NFJS, the Retro (Twin Cities Edition)

We had a terrific conference retrospective this weekend at the Twin Cities NFJS show. Eight people participated, with me facilitating. The conversation was good, and everyone left excited to implement the SMART goals that we chose.

As usual, we followed the basic structure from the Agile Retrospectives Book: Setting the Stage, Gathering Information, Generating Insights, Deciding What To Do, and Closing.

Setting the Stage

The NFJS conference retro is an odd beast: a sixty-minute retro embedded in a ninety-minute talk about using retros in your own organization. This poses a few special challenges:

  • The team needs to have a working agreement to occasionally "go meta" and talk about the mechanics of the retro during the retro. This risks reducing the value of the retro, but so far attendees have found it effective.
  • The team isn't really a team: it is a subset of the conference attendees thrown together for the first time to do the retro. So, the facilitator has to choose the activities in real time to match the size and composition of the group.

Sticking to the time box, we covered these ground rules in the first five minutes.

Gathering Information

To gather information, we used the team radar activity from the book. A few minutes of brainstorming identified about ten possible items to rate. That is too many to actually rate, so we used dot voting to narrow down to four items. Each participant used a Sharpie to make three dots next to the items they considered most important. As usual, the moving about the room helped people get engaged physically and mentally.

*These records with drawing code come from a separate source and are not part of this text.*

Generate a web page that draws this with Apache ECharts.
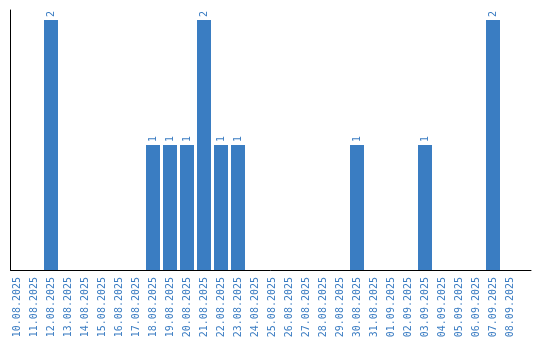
<!DOCTYPE html>
<html>
<head>
<meta charset="utf-8">
<script src="https://cdn.jsdelivr.net/npm/echarts@6/dist/echarts.min.js"></script>
<style>html,body{margin:0;padding:0;background:#fff;}#c{width:540px;height:340px;}</style>
</head>
<body>
<div id="c"></div>
<script>
const categories = ["10.08.2025","11.08.2025","12.08.2025","13.08.2025","14.08.2025","15.08.2025","16.08.2025","17.08.2025","18.08.2025","19.08.2025","20.08.2025","21.08.2025","22.08.2025","23.08.2025","24.08.2025","25.08.2025","26.08.2025","27.08.2025","28.08.2025","29.08.2025","30.08.2025","31.08.2025","01.09.2025","02.09.2025","03.09.2025","04.09.2025","05.09.2025","06.09.2025","07.09.2025","08.09.2025"];
const values = [0,0,2,0,0,0,0,0,1,1,1,2,1,1,0,0,0,0,0,0,1,0,0,0,1,0,0,0,2,0];
const barColor = "#3a7dc2";
const textColor = "#3a7cc2";
const font = 'DejaVu Sans Mono';
const chart = echarts.init(document.getElementById('c'));
chart.setOption({
  animation: false,
  grid: [
    {left: 8.5, width: 510, top: 20, bottom: 70, outerBoundsMode: 'none', containLabel: false},
    {left: 10.5, right: 9, top: 10, bottom: 70, outerBoundsMode: 'none', containLabel: false}
  ],
  xAxis: [
    {type: 'category', gridIndex: 0, data: categories,
     axisLine: {show: false}, axisTick: {show: false},
     axisLabel: {rotate: 90, interval: 0, margin: 7, color: textColor, fontSize: 10, fontFamily: font}},
    {type: 'value', gridIndex: 1, min: 0, max: 1,
     axisLine: {show: true, lineStyle: {color: '#000', width: 1}},
     axisTick: {show: false}, axisLabel: {show: false}, splitLine: {show: false}}
  ],
  yAxis: [
    {type: 'value', gridIndex: 0, min: 0, max: 2, show: false},
    {type: 'value', gridIndex: 1, min: 0, max: 1,
     axisLine: {show: true, lineStyle: {color: '#000', width: 1}},
     axisTick: {show: false}, axisLabel: {show: false}, splitLine: {show: false}}
  ],
  series: [{
    type: 'bar', xAxisIndex: 0, yAxisIndex: 0, data: values, barWidth: 14,
    itemStyle: {color: barColor},
    label: {show: true, position: 'top', rotate: 90, align: 'left', verticalAlign: 'middle', distance: 3,
      color: textColor, fontSize: 10, fontFamily: font,
      formatter: p => p.value ? String(p.value) : ''}
  }]
});
</script>
</body>
</html>
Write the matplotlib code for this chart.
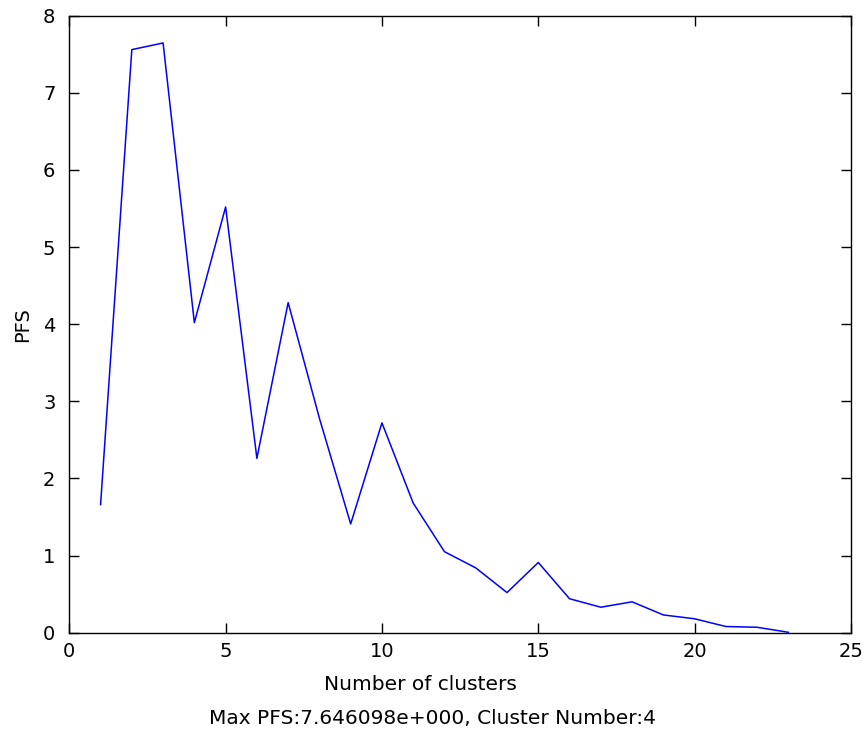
import matplotlib
matplotlib.use("Agg")
from matplotlib import pyplot as plt

plt.rcParams['font.family'] = ['DejaVu Sans']

clusters = list(range(1, 24))
pfs = [1.66, 7.56, 7.646098, 4.02, 5.52, 2.26, 4.28, 2.78, 1.41, 2.72,
       1.68, 1.05, 0.84, 0.52, 0.91, 0.44, 0.33, 0.40, 0.23, 0.18,
       0.08, 0.07, 0.005]
x_ticks = [0, 5, 10, 15, 20, 25]
y_ticks = [0, 1, 2, 3, 4, 5, 6, 7, 8]

fig = plt.figure(figsize=(8.63, 7.36), dpi=100)
ax = fig.add_axes([0.0803, 0.1404, 0.9057, 0.8383])

ax.plot(clusters, pfs, color=(0, 0, 1), linewidth=1.1)

ax.set_xlim(0, 25)
ax.set_ylim(0, 8)
ax.set_xticks(x_ticks)
ax.set_yticks(y_ticks)
ax.tick_params(direction='in', top=True, right=True, length=7, width=1,
               labelsize=14)
ax.tick_params(axis='x', pad=7)
ax.tick_params(axis='y', pad=10)
for s in ax.spines.values():
    s.set_linewidth(1)

ax.set_ylabel('PFS', fontsize=14, labelpad=8)
fig.text(420 / 863, 1 - 684 / 736, 'Number of clusters', fontsize=14.5,
         ha='center', va='center')
fig.text(432 / 863, 1 - 719 / 736, 'Max PFS:7.646098e+000, Cluster Number:4',
         fontsize=14.5, ha='center', va='center')

fig.savefig('out.png', dpi=100)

The items and their individual rating (1=worst, 10=best) follow:

  • meaningful content: 8, 7, 8, 7, 7, 7, 7
  • speaker quality: 9, 8, 8, 8, 8, 8, 9
  • track organization/session selection: 7, 8, 6, 6, 6, 6, 5
  • price/value: 8, 7, 6, 6, 8, 7, 6, 8

These numbers are quite high; overall possibly the highest I have seen at a conference retro. Also, the lowest scores were on track organization. When selecting talks for a conference it is almost impossible to please everyone, so while the scores were lower I was not optimistic about finding a useful recommendation. (Note that as the facilitator I kept these musings strictly to myself during the retro!)

Generating Insights

To generate insights we used the learning matrix. This exercise uses four quadrants (happy/sad/ideas/appreciation) to guide brainstorming. In the interest of space I will not reproduce the matrix results here: the information would be meaningless without pages of explanatory text.

Unusually, the "ideas" section filled up first. In fact, to hit the time box we didn't even manage to fill the other quadrants.

Deciding What To Do

To keep to our sixty-minuted time box, we agreed to dot vote for two items on the ideas list, and convert them to SMART goals. A SMART goal nees to be Specific, Measurable, Achievable, Relevant, and Timely.

We ended up selecting these goals:

  • By February 2010, update the website and printed materials to include a single-line of text describing the "recommended audience." Free text might seem dumb compared to some kind of tagging, and it is delibarately so. We started to discuss a system of categories and realized that this would make the goal more complex, and therefore less likely to be implemented. Keep it simple.

  • By February 2010, run a birds-of-a-feather (BOF) session titled "What To Do on Monday!" Everyone agreed that the conference talks were inspiring, and included ideas that could create massive improvements back at the day job. But massive improvements are often beyond the immediate control of conference attendees, and it is frustrating to go back to work on Monday and not be able to start a new practice. The BOF will allow attendees and speakers to look across all the conference topics and generate a list of bite-sized ideas. If the BOF goes well, we will use it to generate an outline for a formal talk.

February 2010 might seem like a long way off, but since the retro was a breakout team that did not include the people who would actually have to implement the recommendations, it seemed wise to allow the work to be done during the winter off-season for the NFJS tour.

Closing

To close the retro, we did a quick thumbs up/down/sideways check to see if the participants found the retro useful. Votes were seven up, one sideways.

All in all, a good sixty minutes. I am excited about implementing the new ideas, and I think that the regular recurring nature of NFJS provides a great opportunity to close the feedback loop faster than at a conference that runs less frequently.